Vous demandez une législation pour punir le harcèlement sexuel en Egypte. Quel contact avez-vous avec des juristes, des députés ou des dirigeants égyptiens ?
Il y a déjà un projet de loi qui n’a pas encore été traité. Le parlement est en train de repousser ça. En plus, aujourd’hui, le Conseil de la choura (conseil consultatif)
a accusé les femmes d’être responsables de leur harcèlement sur la place Tahrir. C’est exactement le cœur du problème : on accuse la victime au lieu de l’auteur du crime. On attaque sa réputation, on fouille dans sa vie personnelle et on l’oblige de passer des tests de virginité. Il y a même des personnes qui, avant d’aider la victime au moment de l’agression, lui demandent si elle est vierge ou pas !

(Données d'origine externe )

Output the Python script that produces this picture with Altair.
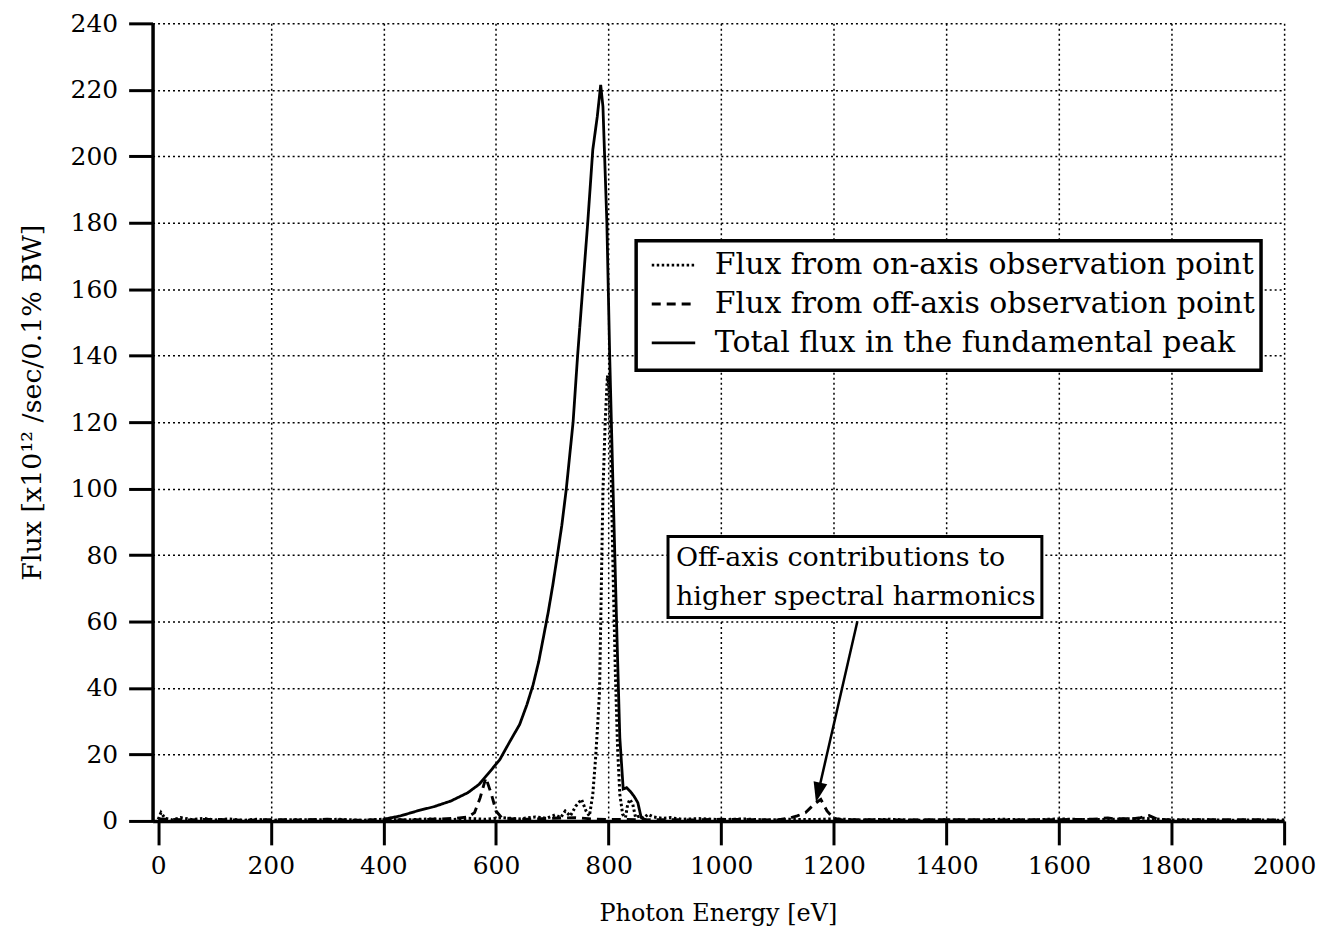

Il y a une culture générale qui ne concerne pas que le parlement. Le pouvoir en place ne réagit pas à ce phénomène et laisse les gens harceler les femmes. Et s’il réagit, il ne fait que déclarer un couvre-feu. La police attend les ordres au lieu de réagir. La société, elle, accepte ce phénomène. Les familles de victimes se taisent au lieu de dénoncer. Et puis les médias cachent tout. Et finalement, les gouvernements successifs ne font jamais passer cette loi qui punit le harcèlement.
En Egypte, le taux de l’analphabétisme atteint les 36.5% (
selon la CIA - 2010). Le pays est plongé dans un conflit politique depuis la révolution. Les jeunes se plaignent de la répression sexuelle. Avec tous ces éléments, comment votre combat arrivera-t-il à ses fins ?
En arrêtant de trouver des excuses au harcèlement sexuel dans la pauvreté, l’analphabétisme et la répression sexuelle. Ce qui se passe aujourd’hui sur la place Tahrir est quelque chose d’organisé. On ne peut pas me faire croire qu’une centaine de jeunes hommes attaquent une femme parce qu’ils avaient tous ce jour-là un désir sexuel inhabituel. Tout est organisé : on regarde ces femmes dans les yeux, on les attaque, ensuite on les sépare l’une de l’autre et on les viole. Cela ne peut jamais être un simple hasard.
Concernant les cas de harcèlement quotidien, ils sont dus à l’analphabétisme, la pauvreté, la répression sexuelle, mais aussi l’éducation sociale masculine qui accentue le regard mal dirigé sur la femme. Cela est le cas dans la société égyptienne et dans le monde arabe, et je dirais aussi dans le monde entier.
Ces pratiques ont pour objectif de pousser la femme en dehors de la vie politique et même de la vie quotidienne. Ces agressions collectives, qui sont pratiquées en Syrie aujourd’hui, ne sont pas nouvelles. Elles avaient été pratiquées aussi en Algérie pendant l’occupation française. Et le but est de marginaliser le rôle de la femme et de faire taire la société.
Quelle sera votre prochaine étape après les manifestations de mardi ?
L’objectif derrière ces manifestation est d’attirer l’attention du monde sur ce qui se passe en Egypte. On veut dire que c’est une cause qui rassemble tout le monde. On aimerait bien que ces manifestations deviennent régulières.